[Problem description]:
Begin with the first line and repeat exactly through the line containing "k in attrs)e.setAttribute(k,attrs[k]);"; leave every image out.

┄┄┄┄┄┄

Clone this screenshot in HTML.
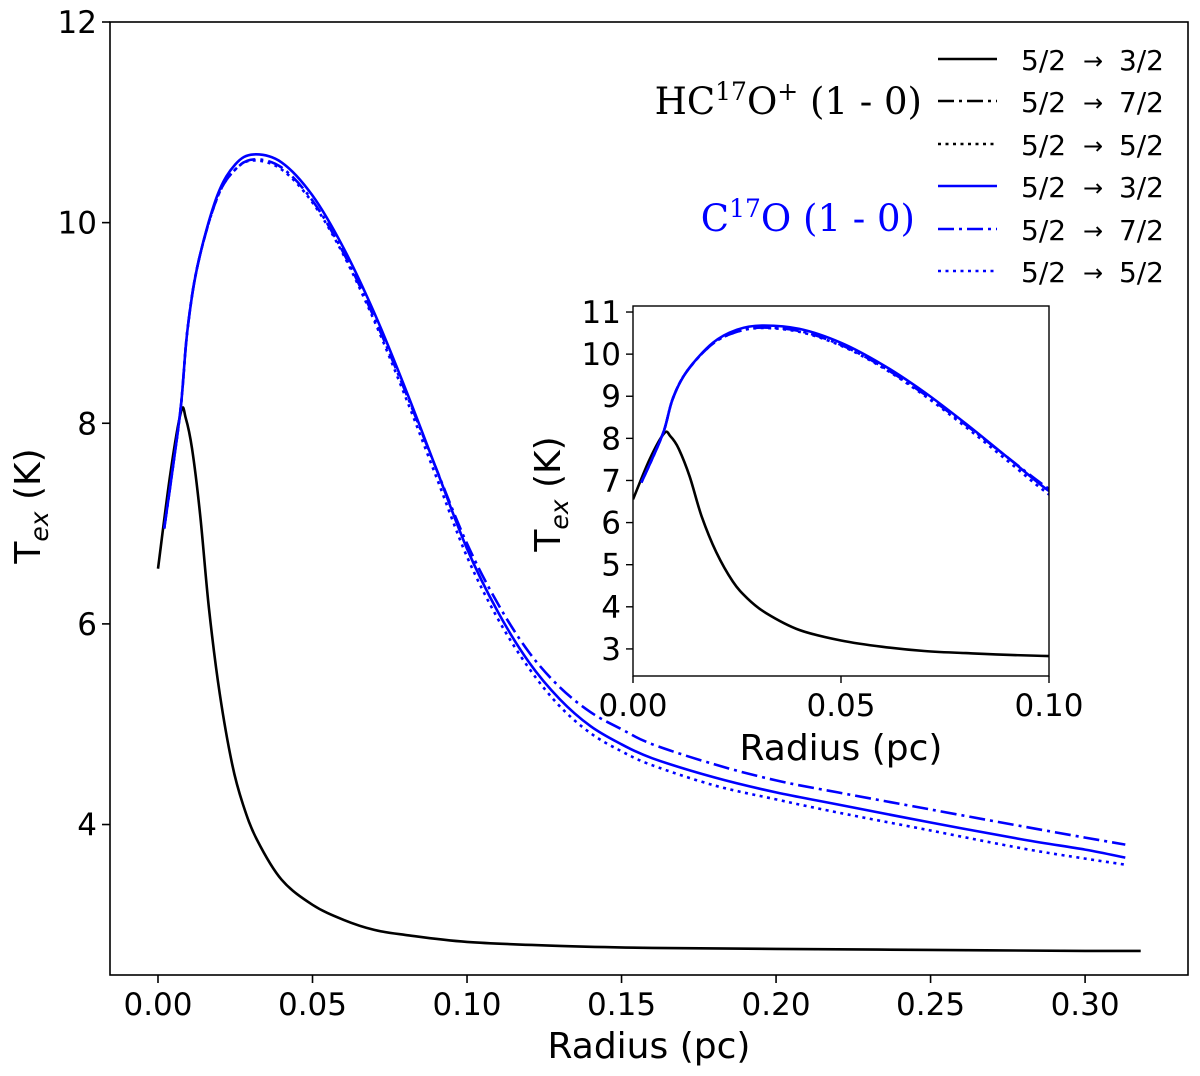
<!DOCTYPE html>
<html><head><meta charset="utf-8"><style>
body{margin:0;background:#fff}
svg{display:block;font-family:"DejaVu Sans","Liberation Sans",sans-serif}
</style></head><body>
<svg id="chart" width="1200" height="1076" viewBox="0 0 1200 1076" xmlns="http://www.w3.org/2000/svg"></svg>
<script>
// ---- data ----
const hcoR = [0.0,0.004,0.0075,0.009,0.011,0.0136,0.0165,0.020,0.024,0.0275,0.032,0.040,0.050,0.060,0.070,0.080,0.100,0.130,0.160,0.200,0.250,0.300,0.318];
const hcoT = [6.55,7.5,8.12,8.05,7.75,7.1,6.15,5.3,4.6,4.2,3.85,3.45,3.2,3.05,2.95,2.9,2.83,2.79,2.77,2.76,2.75,2.74,2.74];
const coR = [0.002,0.005,0.0075,0.0096,0.013,0.0192,0.025,0.031,0.040,0.050,0.060,0.070,0.080,0.090,0.100,0.110,0.120,0.130,0.140,0.150,0.160,0.180,0.200,0.220,0.250,0.280,0.300,0.313];
const coSolid = [6.95,7.6,8.2,8.95,9.6,10.27,10.58,10.68,10.6,10.27,9.75,9.1,8.35,7.55,6.75,6.12,5.62,5.25,4.98,4.8,4.66,4.47,4.32,4.2,4.02,3.85,3.75,3.67];
const coDash = [6.95,7.6,8.2,8.95,9.6,10.25,10.53,10.63,10.55,10.22,9.7,9.05,8.32,7.55,6.8,6.2,5.72,5.37,5.12,4.95,4.8,4.6,4.44,4.32,4.15,3.98,3.87,3.8];
const coDot = [6.95,7.6,8.2,8.95,9.6,10.25,10.53,10.62,10.53,10.2,9.68,9.02,8.27,7.47,6.67,6.05,5.56,5.18,4.91,4.73,4.59,4.39,4.25,4.12,3.94,3.76,3.66,3.6];
const mainXTicks = [0,0.05,0.10,0.15,0.20,0.25,0.30];
const mainXLabels = ["0.00","0.05","0.10","0.15","0.20","0.25","0.30"];
const mainYTicks = [4,6,8,10,12];
const insetXTicks = [0,0.05,0.10];
const insetXLabels = ["0.00","0.05","0.10"];
const insetYTicks = [3,4,5,6,7,8,9,10,11];

const NS="http://www.w3.org/2000/svg";
const svg=document.getElementById('chart');
function mk(tag,attrs,parent,name,text){const e=document.createElementNS(NS,tag);for(const k in attrs)e.setAttribute(k,attrs[k]);


if(text!==undefined)e.textContent=text;(parent||svg).appendChild(e);return e;}

function axes(box,xd,yd){return {x:v=>box.l+(v-xd[0])/(xd[1]-xd[0])*(box.r-box.l), y:v=>box.b-(v-yd[0])/(yd[1]-yd[0])*(box.b-box.t)};}
const DASHDOT="16,5,3,5", DOT="3,4.5";
function smoothPath(pts){let d='M'+pts[0][0].toFixed(1)+','+pts[0][1].toFixed(1);
for(let i=0;i<pts.length-1;i++){const p0=pts[Math.max(0,i-1)],p1=pts[i],p2=pts[i+1],p3=pts[Math.min(pts.length-1,i+2)];
const c1=[p1[0]+(p2[0]-p0[0])/6,p1[1]+(p2[1]-p0[1])/6],c2=[p2[0]-(p3[0]-p1[0])/6,p2[1]-(p3[1]-p1[1])/6];
d+='C'+c1[0].toFixed(1)+','+c1[1].toFixed(1)+' '+c2[0].toFixed(1)+','+c2[1].toFixed(1)+' '+p2[0].toFixed(1)+','+p2[1].toFixed(1);}
return d;}
function series(a,xs,ys,color,dash,name,clip){const pts=xs.map((x,i)=>[a.x(x),a.y(ys[i])]);
const at={d:smoothPath(pts),fill:'none',stroke:color,'stroke-width':2.6,'stroke-linejoin':'round'};if(dash)at['stroke-dasharray']=dash;if(clip)at['clip-path']=clip;mk('path',at,svg,name);}

// main
const M={l:110,r:1188,t:22,b:975};
const ma=axes(M,[-0.01553,0.3333],[2.5,12]);
series(ma,hcoR,hcoT,'#000',null,'hco-5-2-3-2-line');
series(ma,coR,coSolid,'#0000ff',null,'c17o-5-2-3-2-line');
series(ma,coR,coDash,'#0000ff',DASHDOT,'c17o-5-2-7-2-line');
series(ma,coR,coDot,'#0000ff',DOT,'c17o-5-2-5-2-line');
mk('rect',{x:M.l,y:M.t,width:M.r-M.l,height:M.b-M.t,fill:'none',stroke:'#000','stroke-width':1.6},svg,'main-plot-frame');
mainXTicks.forEach((v,i)=>{const x=ma.x(v);mk('line',{x1:x,x2:x,y1:M.b,y2:M.b+8,stroke:'#000','stroke-width':1.6},svg,'x-tick');
mk('text',{x:x,y:M.b+40,'font-size':31,'text-anchor':'middle'},svg,'x-tick-label',mainXLabels[i]);});
mainYTicks.forEach(v=>{const y=ma.y(v);mk('line',{x1:M.l-8,x2:M.l,y1:y,y2:y,stroke:'#000','stroke-width':1.6},svg,'y-tick');
mk('text',{x:M.l-13,y:y+11,'font-size':31,'text-anchor':'end'},svg,'y-tick-label',String(v));});
mk('text',{x:649,y:1058,'font-size':36,'text-anchor':'middle'},svg,'x-axis-title','Radius (pc)');
const yt=mk('text',{x:0,y:0,'font-size':36,'text-anchor':'middle',transform:'translate(40,506) rotate(-90)'},svg,'y-axis-title');
yt.innerHTML='T<tspan font-size="25" font-style="italic" dy="8">ex</tspan><tspan dy="-8"> (K)</tspan>';

// inset
const I={l:633,r:1049,t:306,b:676};
const ia=axes(I,[0,0.1],[2.357,11.143]);
mk('clipPath',{id:'ic'},svg,'inset-clip');
mk('rect',{x:I.l,y:I.t,width:I.r-I.l,height:I.b-I.t},document.getElementById('ic'),'inset-clip-rect');
mk('rect',{x:I.l,y:I.t,width:I.r-I.l,height:I.b-I.t,fill:'#fff'},svg,'inset-bg');
series(ia,hcoR,hcoT,'#000',null,'inset-hco-line','url(#ic)');
series(ia,coR,coSolid,'#0000ff',null,'inset-c17o-solid','url(#ic)');
series(ia,coR,coDash,'#0000ff',DASHDOT,'inset-c17o-dashdot','url(#ic)');
series(ia,coR,coDot,'#0000ff',DOT,'inset-c17o-dotted','url(#ic)');
mk('rect',{x:I.l,y:I.t,width:I.r-I.l,height:I.b-I.t,fill:'none',stroke:'#000','stroke-width':1.4},svg,'inset-frame');
insetXTicks.forEach((v,i)=>{const x=ia.x(v);mk('line',{x1:x,x2:x,y1:I.b,y2:I.b+7,stroke:'#000','stroke-width':1.4},svg,'inset-x-tick');
mk('text',{x:x,y:I.b+40,'font-size':31,'text-anchor':'middle'},svg,'inset-x-tick-label',insetXLabels[i]);});
insetYTicks.forEach(v=>{const y=ia.y(v);mk('line',{x1:I.l-7,x2:I.l,y1:y,y2:y,stroke:'#000','stroke-width':1.4},svg,'inset-y-tick');
mk('text',{x:I.l-12,y:y+11,'font-size':31,'text-anchor':'end'},svg,'inset-y-tick-label',String(v));});
mk('text',{x:841,y:760,'font-size':36,'text-anchor':'middle'},svg,'inset-x-axis-title','Radius (pc)');
const it=mk('text',{x:0,y:0,'font-size':36,'text-anchor':'middle',transform:'translate(560,494) rotate(-90)'},svg,'inset-y-axis-title');
it.innerHTML='T<tspan font-size="25" font-style="italic" dy="8">ex</tspan><tspan dy="-8"> (K)</tspan>';

// legend
const legRows=[[59,'#000',null],[101,'#000',DASHDOT],[144,'#000',DOT],[186,'#0000ff',null],[229,'#0000ff',DASHDOT],[271,'#0000ff',DOT]];
const legFrom=["5/2","5/2","5/2","5/2","5/2","5/2"];
const legTo=["3/2","7/2","5/2","3/2","7/2","5/2"];
legRows.forEach((r,i)=>{const at={x1:938,x2:997,y1:r[0],y2:r[0],stroke:r[1],'stroke-width':2.6};if(r[2])at['stroke-dasharray']=r[2];
mk('line',at,svg,'legend-line');
mk('text',{x:1021,y:r[0]+11,'font-size':28},svg,'legend-label-from',legFrom[i]);
mk('text',{x:1093,y:r[0]+10,'font-size':24,'text-anchor':'middle'},svg,'legend-arrow','\u2192');
mk('text',{x:1164,y:r[0]+11,'font-size':28,'text-anchor':'end'},svg,'legend-label-to',legTo[i]);});
const g1=mk('text',{x:922,y:114,'font-size':37,'text-anchor':'end','font-family':'"DejaVu Serif","Liberation Serif",serif'},svg,'hc17o-group-label');
g1.innerHTML='HC<tspan font-size="25" dy="-14">17</tspan><tspan dy="14">O</tspan><tspan font-size="25" dy="-14">+</tspan><tspan dy="14"> (1 - 0)</tspan>';
const g2=mk('text',{x:915,y:231,'font-size':37,'text-anchor':'end',fill:'#0000ff','font-family':'"DejaVu Serif","Liberation Serif",serif'},svg,'c17o-group-label');
g2.innerHTML='C<tspan font-size="25" dy="-14">17</tspan><tspan dy="14">O (1 - 0)</tspan>';
</script>
</body></html>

┄┄┄┄┄┄

[Written solution]:
Clone this screenshot in HTML.
<!DOCTYPE html>
<html><head><meta charset="utf-8"><style>
body{margin:0;background:#fff}
svg{display:block;font-family:"DejaVu Sans","Liberation Sans",sans-serif}
</style></head><body>
<svg id="chart" width="1200" height="1076" viewBox="0 0 1200 1076" xmlns="http://www.w3.org/2000/svg"></svg>
<script>
// ---- data ----
const hcoR = [0.0,0.004,0.0075,0.009,0.011,0.0136,0.0165,0.020,0.024,0.0275,0.032,0.040,0.050,0.060,0.070,0.080,0.100,0.130,0.160,0.200,0.250,0.300,0.318];
const hcoT = [6.55,7.5,8.12,8.05,7.75,7.1,6.15,5.3,4.6,4.2,3.85,3.45,3.2,3.05,2.95,2.9,2.83,2.79,2.77,2.76,2.75,2.74,2.74];
const coR = [0.002,0.005,0.0075,0.0096,0.013,0.0192,0.025,0.031,0.040,0.050,0.060,0.070,0.080,0.090,0.100,0.110,0.120,0.130,0.140,0.150,0.160,0.180,0.200,0.220,0.250,0.280,0.300,0.313];
const coSolid = [6.95,7.6,8.2,8.95,9.6,10.27,10.58,10.68,10.6,10.27,9.75,9.1,8.35,7.55,6.75,6.12,5.62,5.25,4.98,4.8,4.66,4.47,4.32,4.2,4.02,3.85,3.75,3.67];
const coDash = [6.95,7.6,8.2,8.95,9.6,10.25,10.53,10.63,10.55,10.22,9.7,9.05,8.32,7.55,6.8,6.2,5.72,5.37,5.12,4.95,4.8,4.6,4.44,4.32,4.15,3.98,3.87,3.8];
const coDot = [6.95,7.6,8.2,8.95,9.6,10.25,10.53,10.62,10.53,10.2,9.68,9.02,8.27,7.47,6.67,6.05,5.56,5.18,4.91,4.73,4.59,4.39,4.25,4.12,3.94,3.76,3.66,3.6];
const mainXTicks = [0,0.05,0.10,0.15,0.20,0.25,0.30];
const mainXLabels = ["0.00","0.05","0.10","0.15","0.20","0.25","0.30"];
const mainYTicks = [4,6,8,10,12];
const insetXTicks = [0,0.05,0.10];
const insetXLabels = ["0.00","0.05","0.10"];
const insetYTicks = [3,4,5,6,7,8,9,10,11];

const NS="http://www.w3.org/2000/svg";
const svg=document.getElementById('chart');
function mk(tag,attrs,parent,name,text){const e=document.createElementNS(NS,tag);for(const k in attrs)e.setAttribute(k,attrs[k]);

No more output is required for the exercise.